С Наташей мы познакомились тоже когда гостили в Малеевке. Она была очень молоденькая и очень милая, в сарафанчике, словно барышня тургеневская. Какая-то в ней была кротость, незащищенность. Юра пригласил нас к себе, и мы сидели, разговаривали, хотя он не очень-то пускал к себе и в душу, и в жилище. Нов тот вечер с нами он был очень близок. На подоконнике стоял Николай Чудотворец. Я говорю: «Юра, ты крещеный?» Он сказал: «Да, и вот этот Николай Чудотворец всегда со мной. В машине ли я еду, или иду куда-то, верю, он мне всегда помогает». Он очень много рассказывал о своем домике на Севере, о доме на Нерли. Потом они с Наташей нас проводили.
На похоронах Володи Александрова Юра Коваль встал и сказал: «Володя, ты ушел, а мы остались. Вопрос: кто же будет за тобой?» И очень скоро Юра пошел вслед за Володей. Он как-то очень себя не жалел. Вместе с тем он общался всегда с улыбкой. Я никогда не видела его злым или сердитым, он как будто через что-то в душе перешагивал. Я помню, как я была на одном вечере в ЦДЛ, шла со стороны ресторана, и в писательском кафе он сидел в компании, в свитере крупной вязки, я издали вижу его, он меня заметил, поднялся навстречу: «Как давно я тебя не видел!» Покинул свою компанию, поднялся, поговорил со мной. Какая теплота шла от человека, какой уют!

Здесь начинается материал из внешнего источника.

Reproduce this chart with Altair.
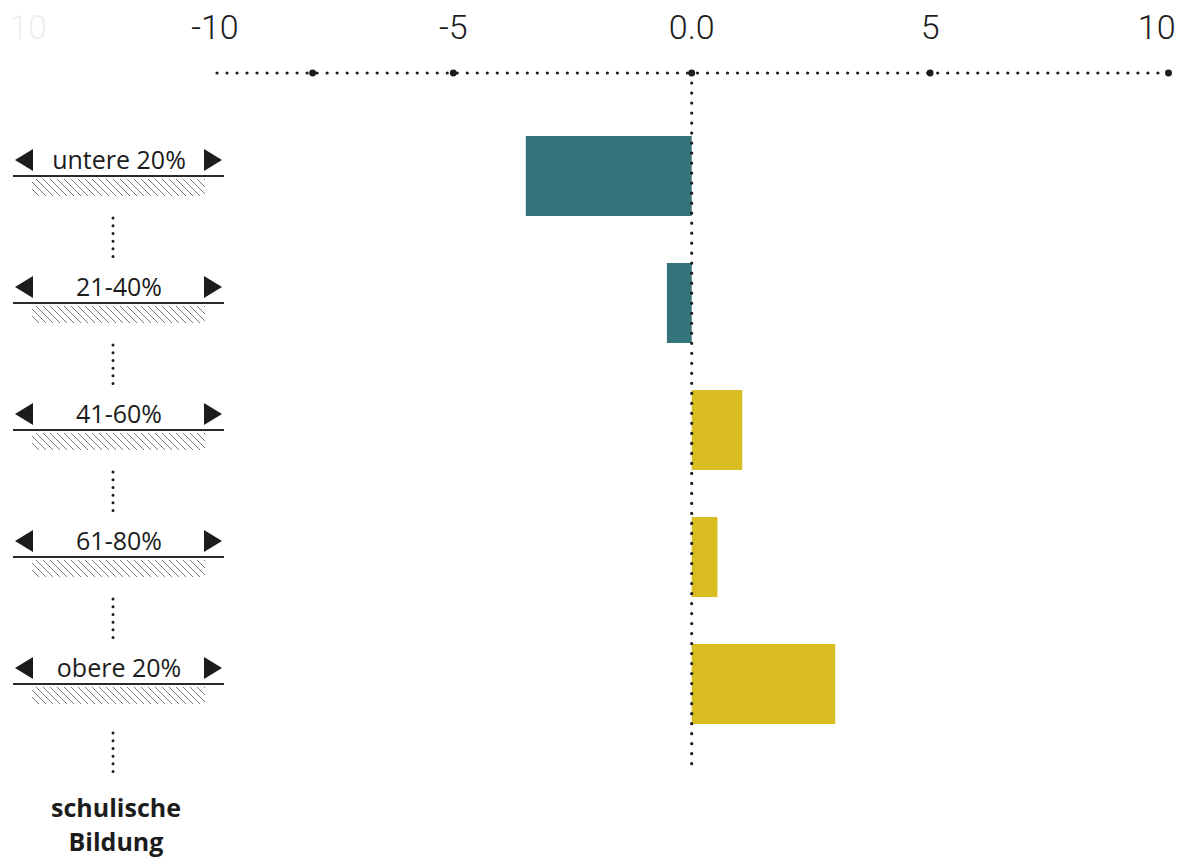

В то же время он не любил общение там, где неинтересно, то есть он не был трепачом, и тусовки-то, как теперь говорят, не любил. И когда у нас был, уходя, он оделся первым, вышел и тихо, не дожидаясь никого, ушел. Аня потом сказала: «Не удивляйтесь, Юра такой. У него бывает, он все выдал и опять ушел в себя. Он опять должен быть тем, какой он на самом деле».
Может быть, все это важно в основном для узкого круга моих родных и знакомых, но во всех этих моментах Юра был такой многогранный, начиная с того, как в меня вложились его советы по преподаванию, — и это была не долбежка — вот это делай так, а это так, его фразы как будто падали в сердце, схватывались разумом… Вообще все, что он говорил и делал, укладывалось в память и помнится, как будто это было вчера.